Devotos de São Tomé

15 de abril de 2020 1 Por Leandro Marçal

Está lá, na Bíblia: quando avisado por seus colegas apóstolos da ressurreição de Cristo, Tomé não acreditou. Apenas tocando nas chagas teria a certeza do Cristo ressuscitado. Não à toa, é símbolo do “ver para crer” em momentos de dúvida, enquanto a fé sem pedir provas é vista com bons olhos pelos religiosos.

De formação católica, nunca me deparei com devotos de São Tomé. Já vi, sim, pessoas usando camisas, pingentes e outros adereços expressando a devoção a santos como Expedito, Judas Tadeu, Antônio, Longuinho, Sebastião, além de Nossa Senhora em suas diversas aparições, seja em Fátima, Aparecida ou Guadalupe.

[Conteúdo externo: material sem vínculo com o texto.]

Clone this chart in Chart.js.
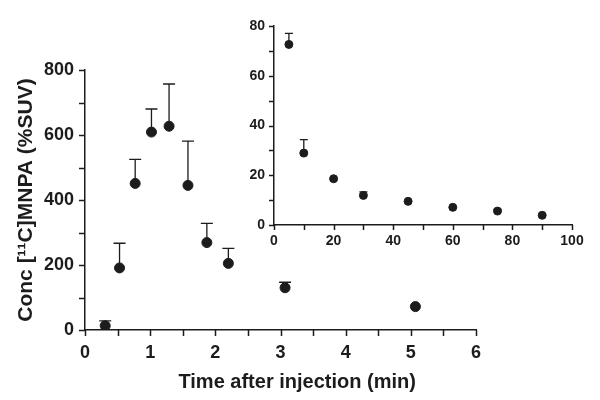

Mas nada de Tomé. Quando citado, é pelo mau exemplo. São Tomé, aquele que não acreditou no retorno do Messias. Falo do Messias histórico, estudado. Pouco importa se você acredita ou não. É que os genéricos e homônimos serão breves na História.

Precisei recorrer ao Google para saber que São Tomé é o padroeiro dos arquitetos e construtores. Só ao chegar aqui, no quarto parágrafo, lembro que ele dá nome a uma pequena ilha na costa africana.

Mais de dois terços dos meus conhecidos se dizem cristãos. Desses, duvido que metade tenha lido cinco páginas da Bíblia e seja capaz de levar um bom papo sobre crenças. Repetem o “religião não se discute” para camuflar a ignorância, como se assinassem um cheque em branco e aceitassem tudo que um malandreado diga a respeito das páginas sagradas.

 Eles me fazem lembrar Tomé, ou São Tomé, como queiram. Nessas semanas, optaram por ver para crer. Continuam se reunindo ao redor de churrasqueiras, batucando em pandeiros e tomando cerveja, fazendo stories menos que medíocres nas redes sociais. Só acreditam na força “desse tal vírus” se um parente estiver isolado na UTI, precisando de respirador, morrendo de solidão.

Vejo noites de lanche reunindo amigos e familiares distantes. Nelas, é impossível saber se há algum contaminado. Ninguém sente as chagas nas mãos de quem transmite o invisível. O “ver para crer” se manifesta no velório rápido e no enterro imediato, sem abraços, beijos, lágrimas e despedidas demoradas.

Não há nada acontecendo, devem pensar. Os devotos de São Tomé acreditam no otimismo e na positividade como ferramentas úteis para a cura da humanidade, mesmo que recorram a hospitais e tratamentos científicos na menor das dores de barriga.

Eu sei, o respeito a crenças e descrenças é um pilar da civilização ainda não alcançado. Mas é estranho. Os mais fiéis precisam ver para crer. Os ditos céticos só ouviram, mas creem na força do invisível.

Para alguns, a vida não parece tão sagrada assim.